The request
Check every line of the material below for the string "with", and return the ones that have it.
┌──
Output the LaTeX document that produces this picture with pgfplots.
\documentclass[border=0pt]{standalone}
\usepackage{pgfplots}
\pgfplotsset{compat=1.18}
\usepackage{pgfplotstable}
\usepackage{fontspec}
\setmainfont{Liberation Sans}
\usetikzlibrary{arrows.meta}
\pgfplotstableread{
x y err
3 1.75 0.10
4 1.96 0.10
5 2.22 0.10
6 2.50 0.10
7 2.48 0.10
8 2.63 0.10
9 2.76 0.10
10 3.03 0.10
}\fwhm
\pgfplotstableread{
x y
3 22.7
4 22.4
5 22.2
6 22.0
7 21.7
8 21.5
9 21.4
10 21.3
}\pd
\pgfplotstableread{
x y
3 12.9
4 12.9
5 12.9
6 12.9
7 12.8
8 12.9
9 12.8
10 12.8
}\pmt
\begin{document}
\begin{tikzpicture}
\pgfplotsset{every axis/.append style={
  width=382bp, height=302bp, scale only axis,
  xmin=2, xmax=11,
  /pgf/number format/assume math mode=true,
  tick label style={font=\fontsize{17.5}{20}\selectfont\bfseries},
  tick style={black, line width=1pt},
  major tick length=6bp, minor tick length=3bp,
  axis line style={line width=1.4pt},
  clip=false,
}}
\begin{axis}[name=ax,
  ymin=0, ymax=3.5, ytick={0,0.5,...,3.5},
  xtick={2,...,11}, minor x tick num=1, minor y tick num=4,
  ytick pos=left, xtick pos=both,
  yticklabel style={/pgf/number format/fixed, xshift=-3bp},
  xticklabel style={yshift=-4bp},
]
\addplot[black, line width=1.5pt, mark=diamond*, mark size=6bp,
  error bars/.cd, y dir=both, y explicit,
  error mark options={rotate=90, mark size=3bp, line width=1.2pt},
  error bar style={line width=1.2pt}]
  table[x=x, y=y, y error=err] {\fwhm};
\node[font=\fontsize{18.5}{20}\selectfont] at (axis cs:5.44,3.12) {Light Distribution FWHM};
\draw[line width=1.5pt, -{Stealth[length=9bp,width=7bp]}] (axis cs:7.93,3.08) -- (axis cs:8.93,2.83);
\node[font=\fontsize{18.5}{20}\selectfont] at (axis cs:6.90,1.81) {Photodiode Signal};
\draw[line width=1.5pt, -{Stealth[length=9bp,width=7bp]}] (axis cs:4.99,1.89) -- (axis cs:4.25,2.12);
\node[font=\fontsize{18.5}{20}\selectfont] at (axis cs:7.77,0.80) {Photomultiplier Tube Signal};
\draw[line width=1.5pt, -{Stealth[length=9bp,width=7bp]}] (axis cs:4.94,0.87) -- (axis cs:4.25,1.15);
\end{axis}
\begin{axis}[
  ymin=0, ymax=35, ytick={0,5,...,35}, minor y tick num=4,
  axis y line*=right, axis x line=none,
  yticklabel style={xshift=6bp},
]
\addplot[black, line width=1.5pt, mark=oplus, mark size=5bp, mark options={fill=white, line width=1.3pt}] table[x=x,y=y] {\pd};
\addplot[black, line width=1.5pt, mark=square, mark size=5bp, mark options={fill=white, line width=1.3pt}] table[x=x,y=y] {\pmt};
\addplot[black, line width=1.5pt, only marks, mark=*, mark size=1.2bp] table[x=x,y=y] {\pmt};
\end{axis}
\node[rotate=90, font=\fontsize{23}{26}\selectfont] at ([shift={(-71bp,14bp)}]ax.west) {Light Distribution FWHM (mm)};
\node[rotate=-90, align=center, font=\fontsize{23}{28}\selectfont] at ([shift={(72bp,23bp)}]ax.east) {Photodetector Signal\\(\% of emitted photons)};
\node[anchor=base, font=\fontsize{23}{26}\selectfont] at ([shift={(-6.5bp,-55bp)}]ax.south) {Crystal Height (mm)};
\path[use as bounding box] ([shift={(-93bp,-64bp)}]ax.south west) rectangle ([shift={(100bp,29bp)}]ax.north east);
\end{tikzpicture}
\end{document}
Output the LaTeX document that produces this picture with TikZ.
└──
┌──
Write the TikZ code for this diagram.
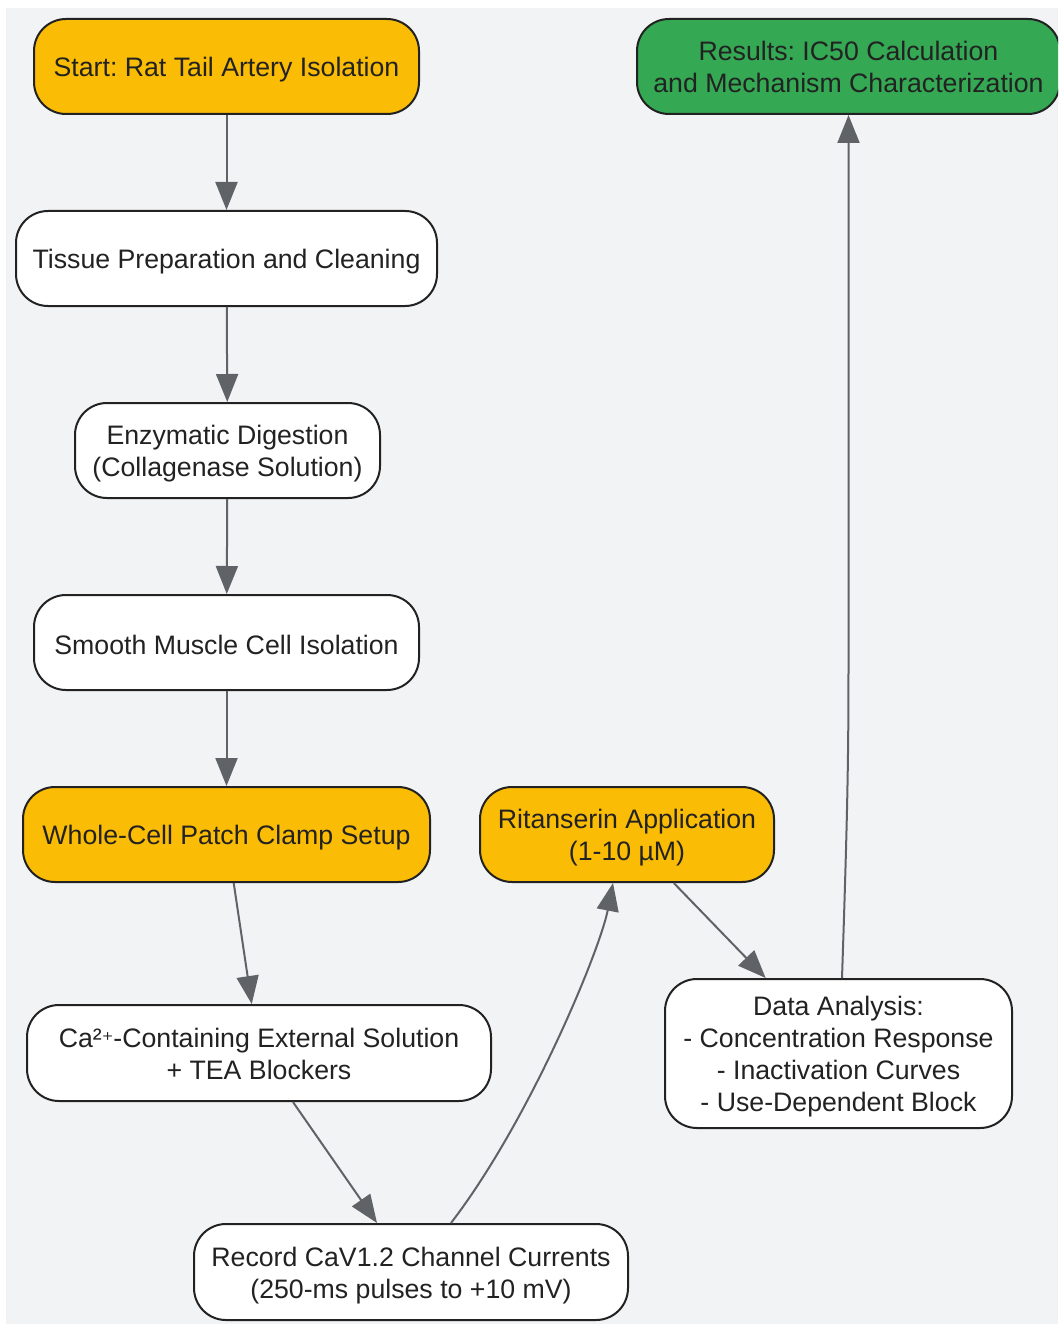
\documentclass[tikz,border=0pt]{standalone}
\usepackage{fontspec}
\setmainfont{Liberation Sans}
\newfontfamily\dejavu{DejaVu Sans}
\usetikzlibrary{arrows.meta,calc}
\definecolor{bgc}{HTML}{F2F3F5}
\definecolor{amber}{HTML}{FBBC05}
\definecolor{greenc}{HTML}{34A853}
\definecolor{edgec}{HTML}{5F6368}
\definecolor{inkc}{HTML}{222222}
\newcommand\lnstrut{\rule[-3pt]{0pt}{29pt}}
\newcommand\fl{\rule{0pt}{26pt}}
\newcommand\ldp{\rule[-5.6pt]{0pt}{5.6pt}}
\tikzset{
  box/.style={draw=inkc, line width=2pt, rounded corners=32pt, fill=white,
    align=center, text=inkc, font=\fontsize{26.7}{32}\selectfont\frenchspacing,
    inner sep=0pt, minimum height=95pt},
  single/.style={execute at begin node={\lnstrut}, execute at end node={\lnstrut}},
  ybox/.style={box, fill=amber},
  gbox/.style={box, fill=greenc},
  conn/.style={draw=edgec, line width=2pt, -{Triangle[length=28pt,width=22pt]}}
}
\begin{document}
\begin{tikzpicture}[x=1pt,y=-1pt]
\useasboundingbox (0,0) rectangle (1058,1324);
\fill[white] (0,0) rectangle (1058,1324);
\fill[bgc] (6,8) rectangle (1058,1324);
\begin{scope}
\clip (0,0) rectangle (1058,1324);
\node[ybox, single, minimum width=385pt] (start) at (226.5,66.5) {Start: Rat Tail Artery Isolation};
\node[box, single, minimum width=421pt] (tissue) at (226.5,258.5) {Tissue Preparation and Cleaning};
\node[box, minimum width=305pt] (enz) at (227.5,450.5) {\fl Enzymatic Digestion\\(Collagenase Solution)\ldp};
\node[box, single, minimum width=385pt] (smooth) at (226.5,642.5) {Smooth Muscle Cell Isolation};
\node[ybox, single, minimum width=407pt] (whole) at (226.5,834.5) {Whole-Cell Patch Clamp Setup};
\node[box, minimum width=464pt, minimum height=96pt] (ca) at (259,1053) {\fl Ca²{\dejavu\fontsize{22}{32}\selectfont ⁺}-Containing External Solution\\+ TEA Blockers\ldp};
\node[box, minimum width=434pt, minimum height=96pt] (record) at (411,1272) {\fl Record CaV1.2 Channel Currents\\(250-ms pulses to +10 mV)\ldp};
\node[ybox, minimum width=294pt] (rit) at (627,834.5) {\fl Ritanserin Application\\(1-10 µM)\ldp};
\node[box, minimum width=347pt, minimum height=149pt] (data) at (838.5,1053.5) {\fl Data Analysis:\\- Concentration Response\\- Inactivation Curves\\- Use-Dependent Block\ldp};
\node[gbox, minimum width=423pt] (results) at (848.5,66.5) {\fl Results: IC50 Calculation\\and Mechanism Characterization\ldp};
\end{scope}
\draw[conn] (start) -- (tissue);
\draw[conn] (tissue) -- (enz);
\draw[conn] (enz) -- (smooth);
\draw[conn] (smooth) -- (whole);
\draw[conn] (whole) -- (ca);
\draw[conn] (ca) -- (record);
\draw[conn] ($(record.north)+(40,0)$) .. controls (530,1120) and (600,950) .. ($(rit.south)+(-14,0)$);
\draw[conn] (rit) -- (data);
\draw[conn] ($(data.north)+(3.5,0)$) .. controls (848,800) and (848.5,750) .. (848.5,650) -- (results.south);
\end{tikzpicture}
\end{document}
└──
Output below
Output the LaTeX document that produces this picture with pgfplots.
Output the LaTeX document that produces this picture with TikZ.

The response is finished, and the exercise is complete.